International Law
By: Andrew • Essay • 1,440 Words • April 26, 2010 • 1,261 Views
International Law
Introduction:
International law has been regarded throughout history as the main system of rules regulating players of the international community, it applies to all states and imposes specific obligations and rights on nations, just as domestic law imposes them on individuals. Its purpose is similar to that of domestic law that is to eliminate chaos in the International community and set standards of behavior which states must follow in their dealings with each other.
Many controversies have arisen nowadays as to whether international law is “natural law”, international law now faces considerable criticism as to its effectiveness as law and doubts as to its actual existence, and its power to bind countries .
Some say that international law has failed to serve its purpose as International legal system, created to supervise relations of states, and achieve fairness between states in the international community. Some may even argue that International law is now controlled by states and reflects the character of society rather than the opposite. But to how extent is this true? Does international law set the rules for nations to abide by, creating a pattern of behavior followed by societies or has it merely become a mirror reflecting the behavior and practices of societies and controlled by it?
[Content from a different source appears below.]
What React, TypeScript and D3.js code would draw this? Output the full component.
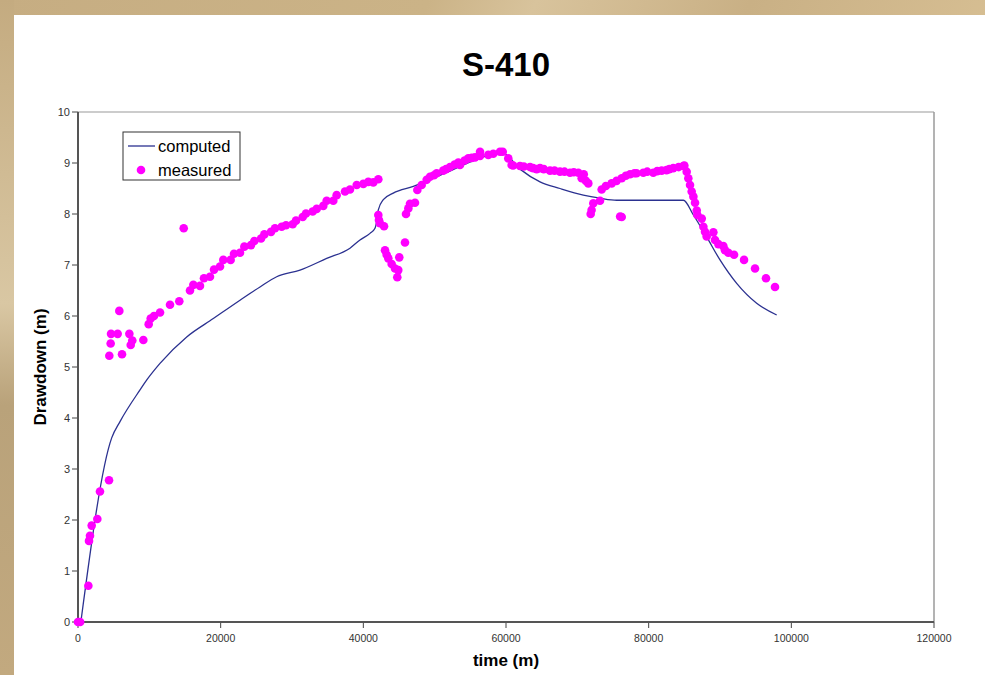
import React from "react";
import * as d3 from "d3";

const computedX = [400, 4724, 5888, 8692, 9718, 11495, 15240, 18970, 22710, 25515, 27855, 31120, 34865, 38130, 39530, 40935, 41635, 41870, 42100, 42800, 44200, 47005, 51450, 55000, 57500, 59500, 61960, 64770, 67570, 70840, 73180, 75520, 84870, 86270, 88130, 90000, 92340, 95140, 97950];
const computedY = [0, 3.61, 3.93, 4.55, 4.76, 5.07, 5.59, 5.95, 6.31, 6.57, 6.77, 6.9, 7.13, 7.33, 7.49, 7.62, 7.72, 7.85, 8.08, 8.28, 8.41, 8.54, 8.8, 9.02, 9.15, 9.2, 8.88, 8.63, 8.5, 8.37, 8.31, 8.27, 8.27, 7.98, 7.55, 7.1, 6.64, 6.25, 6.02];

const measuredX = [0, 300, 1450, 1540, 1680, 1920, 2710, 3080, 4350,
  4390, 4580, 4630, 5560, 5790, 6170, 7200, 7390, 7610, 9160, 9910, 10190, 10650, 11500, 12900, 14200, 14820,
  15700, 16170, 17100, 17660, 18500, 19070, 19910, 20370, 21400, 21870, 22710, 23320, 24250, 24720, 25660, 26120,
  27060, 27620, 28550, 29160, 30100, 30560, 31500, 31960, 32900, 33460, 34390, 34860, 35790, 36260,
  37430, 38130, 39070, 40000, 40700, 41400, 42100,
  42100, 42190, 42330, 42900, 43040, 43270, 43500, 43970, 44440, 44900, 44760, 45040, 45840, 45980, 46310, 46540,
  47240, 47570, 48180, 48880, 49350, 49900, 50280, 51200, 51600, 52150, 52800, 53320, 53550, 54200, 54720, 55200, 55660, 56360, 56360, 57520, 58220, 59160, 59540,
  60320, 60790, 61000, 61960, 62500, 63370, 63800, 64300, 64770, 65300, 66170, 66800, 67570, 68200, 68970, 69500, 70140, 70610, 70900, 71200, 71540, 73410,
  72240, 72000, 71870, 73180, 76220, 76000,
  74000, 74810, 75500, 76220, 76800, 77390, 78000, 78300, 79250, 79800, 80650, 81200, 81820, 82500, 82900, 83450, 84200, 84870, 85000,
  85330, 85560, 85800, 86030, 86270, 86500, 86740, 86830, 87440, 87670, 87900, 88130, 89070, 89300, 89770, 90470, 90700, 91170, 91970, 93370, 94910, 96450, 97710];
const measuredY = [0, 0, 0.71, 1.59, 1.69, 1.89, 2.02, 2.56, 2.78,
  5.22, 5.46, 5.65, 5.65, 6.1, 5.25, 5.65, 5.43, 5.52, 5.53, 5.84, 5.95, 6.0, 6.07, 6.22, 6.29, 7.72,
  6.5, 6.61, 6.59, 6.74, 6.77, 6.91, 6.97, 7.1, 7.1, 7.22, 7.24, 7.36, 7.39, 7.47, 7.52, 7.6,
  7.65, 7.72, 7.75, 7.78, 7.8, 7.87, 7.94, 8.01, 8.05, 8.1, 8.16, 8.26, 8.26, 8.37,
  8.44, 8.48, 8.57, 8.59, 8.63, 8.62, 8.68,
  7.98, 7.88, 7.82, 7.76, 7.29, 7.2, 7.13, 7.02, 6.93, 6.9, 6.76, 7.15, 7.44, 8.0, 8.11, 8.2,
  8.22, 8.47, 8.57, 8.67, 8.73, 8.76, 8.8, 8.85, 8.88, 8.92, 8.97, 9.01, 8.96, 9.05, 9.09, 9.1, 9.11, 9.22, 9.14, 9.16, 9.18, 9.22, 9.22,
  9.09, 8.96, 8.95, 8.94, 8.93, 8.92, 8.9, 8.88, 8.9, 8.88, 8.85, 8.85, 8.83, 8.83, 8.81, 8.82, 8.81, 8.7, 8.78, 8.65, 8.6, 8.48,
  8.21, 8.08, 8.0, 8.26, 7.94, 7.95,
  8.55, 8.6, 8.65, 8.7, 8.75, 8.78, 8.8, 8.8, 8.81, 8.83, 8.81, 8.84, 8.85, 8.86, 8.88, 8.9, 8.92, 8.94, 8.95,
  8.83, 8.7, 8.57, 8.44, 8.34, 8.22, 8.07, 7.98, 7.91, 7.75, 7.65, 7.56, 7.64, 7.49, 7.41, 7.37, 7.29, 7.24, 7.2, 7.1, 6.93, 6.74, 6.57];

const xTicks = [0, 20000, 40000, 60000, 80000, 100000, 120000];
const yTicks = [0, 1, 2, 3, 4, 5, 6, 7, 8, 9, 10];

const W = 985;
const H = 675;

export default function App() {
  const x = d3.scaleLinear().domain([0, 120000]).range([78, 934]);
  const y = d3.scaleLinear().domain([0, 10]).range([622, 112]);
  const lineData = computedX.map((v, i) => [v, computedY[i]] as [number, number]);
  const line = d3.line<[number, number]>().x(d => x(d[0])).y(d => y(d[1])).curve(d3.curveMonotoneX);
  const font = "Liberation Sans, Arial, sans-serif";
  return (
    <svg width={W} height={H} style={{ position: "fixed", left: 0, top: 0 }} fontFamily={font}>
      <defs>
        <linearGradient id="tan" x1="0" y1="0" x2="1" y2="0.3">
          <stop offset="0" stopColor="#c6ad82" />
          <stop offset="0.4" stopColor="#cbb387" />
          <stop offset="0.5" stopColor="#d8c39c" />
          <stop offset="0.7" stopColor="#c9b085" />
          <stop offset="1" stopColor="#dac296" />
        </linearGradient>
        <linearGradient id="tanL" x1="0" y1="0" x2="0" y2="1">
          <stop offset="0" stopColor="#c4ab80" />
          <stop offset="0.45" stopColor="#d9c7a3" />
          <stop offset="0.6" stopColor="#b9a27a" />
          <stop offset="1" stopColor="#c2a97f" />
        </linearGradient>
      </defs>
      <rect x={0} y={0} width={W} height={H} fill="url(#tan)" />
      <rect x={0} y={0} width={14} height={H} fill="url(#tanL)" />
      <rect x={14} y={15} width={W - 14} height={H - 15} fill="#ffffff" />

      <text x={506} y={76} textAnchor="middle" fontSize={33} fontWeight="bold" fill="#000">S-410</text>

      {/* plot frame */}
      <line x1={78} x2={934} y1={112} y2={112} stroke="#9a9a9a" strokeWidth={1.2} />
      <line x1={934} x2={934} y1={112} y2={622} stroke="#9a9a9a" strokeWidth={1.5} />

      {/* axes ticks and labels */}
      {yTicks.map(t => (
        <g key={"y" + t}>
          <line x1={72} x2={78} y1={y(t)} y2={y(t)} stroke="#444" strokeWidth={1} />
          <text x={70} y={y(t) + 4} textAnchor="end" fontSize={11} fill="#333">{t}</text>
        </g>
      ))}
      {xTicks.map(t => (
        <g key={"x" + t}>
          <line x1={x(t)} x2={x(t)} y1={622} y2={628} stroke="#444" strokeWidth={1} />
          <text x={x(t)} y={642} textAnchor="middle" fontSize={10.5} fill="#333">{t}</text>
        </g>
      ))}
      <line x1={78} x2={78} y1={112} y2={623} stroke="#555" strokeWidth={2} />
      <line x1={77} x2={934} y1={622} y2={622} stroke="#555" strokeWidth={2} />

      <text transform="translate(46,367) rotate(-90)" textAnchor="middle" fontSize={17} fontWeight="bold" fill="#000">Drawdown (m)</text>
      <text x={506} y={666} textAnchor="middle" fontSize={17} fontWeight="bold" fill="#000">time (m)</text>

      {/* computed line */}
      <path d={line(lineData) || ""} fill="none" stroke="#2b3190" strokeWidth={1.3} />

      {/* measured points */}
      {measuredX.map((v, i) => (
        <circle key={"m" + i} cx={x(v)} cy={y(measuredY[i])} r={4.3} fill="#ff00ff" />
      ))}

      {/* legend */}
      <rect x={123} y={132} width={117} height={48} fill="#fff" stroke="#333" strokeWidth={1} />
      <line x1={128} x2={155} y1={146} y2={146} stroke="#2b3190" strokeWidth={1.3} />
      <text x={158} y={152} fontSize={16.5} fill="#000">computed</text>
      <circle cx={141} cy={170} r={4.3} fill="#ff00ff" />
      <text x={158} y={176} fontSize={16.5} fill="#000">measured</text>
    </svg>
  );
}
In this paper, I will attempt to show that while it is true that International law reflects the character of the society, it would be also correct to say that the opposite is correct.
The Development of the Modern International Law
Law is the framework which applies to members of the community and sets the binding values and standards recognized by its subjects. It regulates their behaviour and it reflects the principles of the society within which it operates.
The concept known now as international law has deep roots in history, in the early days; it took the form of treaties and agreements between many ancient civilizations such as the peace treaties between the Jews, the Romans, the Syrians and the Spartans (chapter 1, an introduction to international law, Janis M.), another early form of international law was the Jus Gentium, which was regarded by the Romans as the law of nations, a universal law applied in Roman courts to foreigners whose national law was unknown. In the early seventeenth century, with the end of the medieval phase in Europe, it was argued that the law of nations created legally binding rules which governed the sovereign states of Europe.
The subsequent emergence of the concepts of sovereignty and independence in Europe triggered the need for a unified structure under which relations between states could be conducted in an acceptable manner in accordance with the standards of general behaviour. This lead to the creation of the modern notion of International law, which has developed in the 19th century primarily through international conventions and recognized practices, which imposed obligations and created rules that had to be complied with.
The types of international law can be divided into private international law which is also known as the conflict of laws, and public international law. Private international law governs the foreign transactions of individuals and corporations; it arises mainly in cases in a specific legal system in which there is a foreign element. On the other hand, public international law regulates relations between states and the operation of the international institutions. The main recognized sources of International law set under the Statute of the International Court of Justice (Article 38(1)) include (i) international treaties and conventions which usually take the form of written agreements which states create themselves ;(ii) International Customs and recognized Practices which create legally binding rules known as Customary Law; (iii) the General recognized principles of law which are derived from the common domestic laws of the states ; (iv) judicial decisions.
Although international law plays the role of the principal legislature in the international community, it can be argued that on its application it does not in fact have a legally binding power. The lack of a system of courts in International law reflects the fact it does not bind the members of the community, and while it is true that the International Court of Justice does exist, however it only rules in cases where both parties recognize it and consent to it. Also the veto power conferred upon the five most powerful States in the International community which restricts the role of the Security Council and prevents it from implementing its decisions effectively is another challenge which undermines the authority of international law in the international arena.